Robots That Speak Sign Language and Assemble Things: Robotics at the Edge

Two robotics papers show AI moving from controlled lab settings to real-world interaction — including a robot that can interpret and produce sign language in real time.

By 일리케 — KOINEU curator


Robotics research has a long history of producing impressive demos that fail to generalize. A robot that can perfectly assemble a specific product in a controlled lab environment often falls apart the moment you change the lighting, move something by a few centimeters, or introduce any real-world variation. The papers that interest me most are the ones explicitly designed to address that gap.

A Robot That Signs

SignVLA: A Gloss-Free Vision-Language-Action Framework for Real-Time Sign Language Recognition and Production is one of the more socially meaningful papers I’ve covered. Most sign language AI research focuses on recognition — can the system understand what someone is signing? This paper tackles both recognition and production: the robot not only understands sign language but can respond in it.

The “gloss-free” part of the title is important. Traditional sign language AI systems work via an intermediate symbolic representation called a gloss — a text annotation of each sign. This creates a bottleneck and introduces errors. SignVLA learns direct mappings between visual input and motor actions without the gloss intermediate, which makes the system faster and more robust.

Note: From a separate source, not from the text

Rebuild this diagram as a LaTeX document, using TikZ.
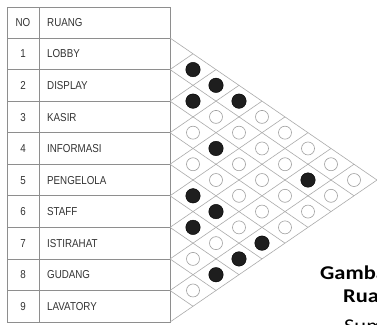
\documentclass[tikz,border=0pt]{standalone}
\usepackage{fontspec}
\newfontfamily\tabfont[FakeStretch=0.85]{Liberation Sans}
\newfontfamily\capfont[FakeStretch=1.15]{Carlito}
\definecolor{gridgray}{HTML}{ABABAB}
\definecolor{tablegray}{HTML}{8E8E8E}
\definecolor{inkgray}{HTML}{333333}
\definecolor{dotblack}{HTML}{1E1E1E}

\begin{document}
\begin{tikzpicture}[
		x=1pt, y=-1pt,
		label/.style={font=\tabfont\fontsize{11.5}{12}\selectfont, text=inkgray, inner sep=0pt, text height=8.2pt, text depth=0pt},
		frame/.style={draw=tablegray, line width=0.7pt},
		grid/.style={draw=gridgray, line width=0.6pt},
		emptydot/.style={circle, draw=gray!75, line width=0.6pt, minimum size=13pt, inner sep=0pt},
		fulldot/.style={circle, draw=black, fill=dotblack, minimum size=14.5pt, inner sep=0pt},
		caption/.style={font=\capfont\fontsize{19.5}{21}\selectfont, anchor=base west, inner sep=0pt}
	]
	\useasboundingbox (0,0) rectangle (377,324);
	\fill[white] (0,0) rectangle (377,324);

	% Table
	\draw[frame] (7,7) rectangle (170,322);
	\draw[frame] (39,7) -- (39,322);
	\foreach \k in {0,...,8}
		\draw[frame] (7,{38+\k*31.56}) -- (170,{38+\k*31.56});

	% Header
	\node[label] (no) at (23,22.5) {NO};
	\node[label, anchor=west] (ruang) at (47,22.5) {RUANG};

	% Rooms
	\foreach \name [count=\k] in {LOBBY,DISPLAY,KASIR,INFORMASI,PENGELOLA,STAFF,ISTIRAHAT,GUDANG,LAVATORY}{
		\node[label] (no\k) at (23,{38+(\k-0.5)*31.56}) {\k};
		\node[label, anchor=west] (room\k) at (47,{38+(\k-0.5)*31.56}) {\name};
	}

	% Matrix grid
	\foreach \k in {0,...,9}{
		\draw[grid] (170,{38+\k*31.56}) -- ++({(9-\k)*23},{(9-\k)*15.78});
		\draw[grid] (170,{38+\k*31.56}) -- ++({\k*23},{-\k*15.78});
	}

	% Dots
	\foreach \i in {1,...,8}{
		\pgfmathtruncatemacro\jfirst{\i+1}
		\foreach \j in {\jfirst,...,9}
			\node[emptydot] (d\i-\j) at ({170+(\j-\i)*23},{38+(\i+\j-1)*15.78}) {};
	}
	\foreach \i/\j in {1/2,1/3,2/3,1/4,3/5,2/8,5/6,5/7,6/7,5/9,6/9,7/9}
		\node[fulldot] (f\i-\j) at (d\i-\j) {};

	% Caption (cut by the edge)
	\begin{scope}
		\clip (0,0) rectangle (377,324);
		\node[caption, font=\capfont\bfseries\fontsize{19.5}{21}\selectfont] (cap1) at (320,279) {Gambar};
		\node[caption, font=\capfont\bfseries\fontsize{19.5}{21}\selectfont] (cap2) at (343,302) {Ruang};
		\node[caption] (cap3) at (344,332) {Sumber};
	\end{scope}

\end{tikzpicture}
\end{document}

The real-time requirement is also demanding. Sign language conversations happen at conversational speed, meaning the system has milliseconds to interpret an incoming sign and start preparing a response. The paper shows the system handling this with reasonable latency on an actual robotic platform.

Assembly in Simulation, Working in Reality

SPARR: Simulation-based Policies with Asymmetric Real-world Residuals for Assembly addresses the sim-to-real gap — the frustrating phenomenon where a robot policy that works perfectly in simulation fails when deployed on a real robot.

The approach is conceptually elegant: train the main policy in simulation (cheap, fast, doesn’t damage physical hardware), then train a “residual” policy on the real system that corrects the gap between what simulation predicted and what reality provides. The asymmetry in the title refers to the fact that simulation errors and real-world errors have different statistical properties, and the residual policy is designed to account for this.

The experimental results on precision assembly tasks show meaningful improvement over naive sim-to-real transfer, without requiring extensive real-world training data.

What Connects These Two Papers

Both papers are engineering solutions to the same fundamental problem: how do you make a robot that works in the messy, variable, unpredictable real world rather than just in the clean environment it was trained on? SignVLA does it by removing an artificial intermediate representation that introduced brittleness. SPARR does it by explicitly modeling the gap between idealized training and real-world deployment.

Progress in robotics often feels slow because the real-world deployment problem is genuinely hard. Papers like these, chipping away at specific failure modes, are what make me cautiously optimistic.